Sledding Safety Tips and Rules

Selecting the Best Hill

Not all snow-covered hills are good for sledding, and a good sledding hill for my family may not be the best choice for your family. Here are some guidelines to consider when selecting the best sledding hill for your family:

  • Pick a designated sledding hill. You can find a list of several great sledding hills in Metro Detroit on our website.
  • Choose a hill that is free of hazards such as streets, parking lots, ponds, trees, fences, bumps, or rocks.
  • Choose a snow-covered hill. The snow will make for a softer landing compared to hard icy slopes. Hills with grassy patches may make the sled slow down suddenly, and propel the rider off the front of the sled.
  • If you choose to sled at night, choose a well-lit sledding hill so you can prevent any possible collisions.

Choosing the Correct Clothing

  • Proper clothing choices will not only keep everyone comfortable, but you will also reduce the risk of frostbite or even hypothermia.
  • Ensure that you dress in waterproof and warm clothing, including hats, gloves, snow pants (or a couple of layers of pants), winter jacket, and snow boots. Bring extra clothing if you plan to stay out for an extended outing. This way you are able to replace wet items with dry ones.
  • Avoid wearing items that can get caught in the sled and pose a risk of strangulation, such as a scarf.
  • Wear a helmet designed for winter sports, if you don’t have a winter helmet, a bike helmet can still provide an adequate amount of protection from head injuries.

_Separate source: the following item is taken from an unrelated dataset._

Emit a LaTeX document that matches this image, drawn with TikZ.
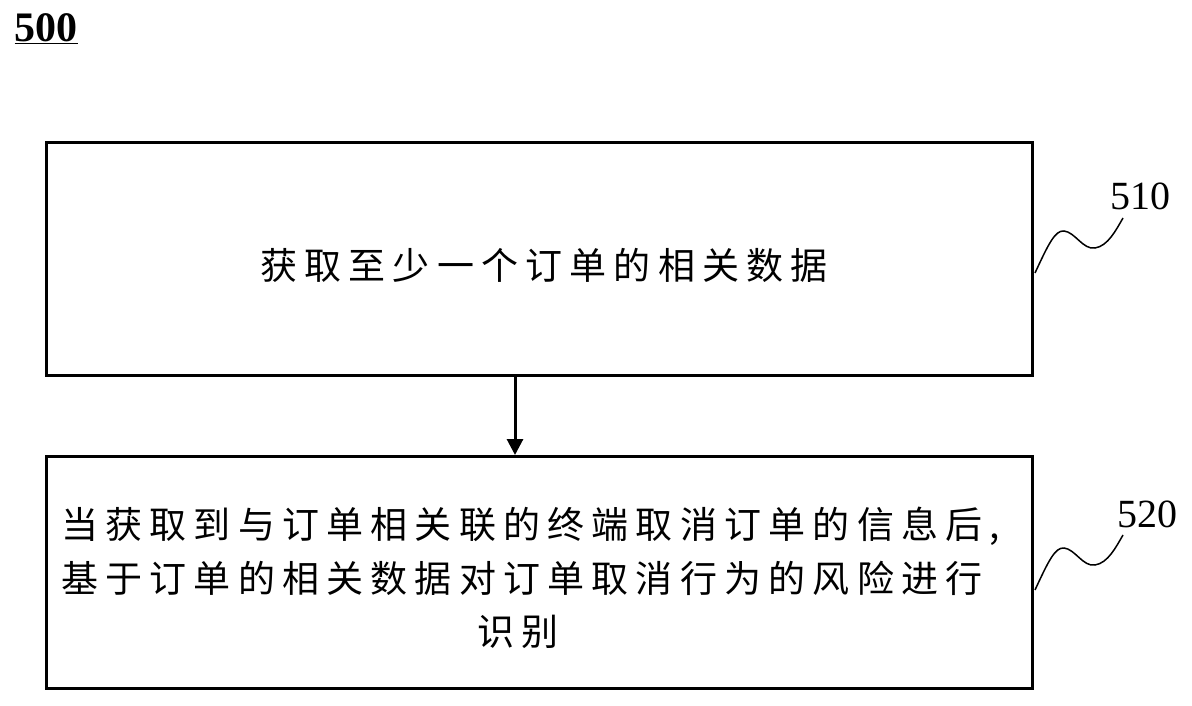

General Sledding Safety Tips

  • Always supervise children while they are sledding. Designate one adult in the group that will be responsible for handling potential injuries. Bring a first aid kit, as well as a cell phone (with good service).
  • Choose a good sled with steering and brakes.
  • Young children (under the age of 6) should sled with an adult.
  • To ensure the safest sledding experience, sledders should go down the hill feet first and face forward. This allows for the best control and vision and also reduces the risk of head injury.
  • Reduce the chances of injuries by going down the hill one at a time with only one person per sled (except for adults riding with young children).
  • Keep arms and legs in the sled at all times.
  • If a rider falls off their sled, or their sled stops, they should immediately move out of the way and off to the sides of the hill.
  • If you are on a collision course, roll off the sled.
  • Use the designated stairs or pathway for going up the hill. If there is no designated space, climb up the sides or a path where there are no sledders to reduce the risk of collisions.
  • When your sled comes to a stop, quickly get up and move away from the sledding area, while keeping an eye on riders on the hill.
  • Do not stand, wait, or try to start your ride in the middle of the hill. Not only is it rude to the other riders, but it also increases the risk of collisions.
  • Be aware of your surroundings at all times, especially when you are on the sledding path.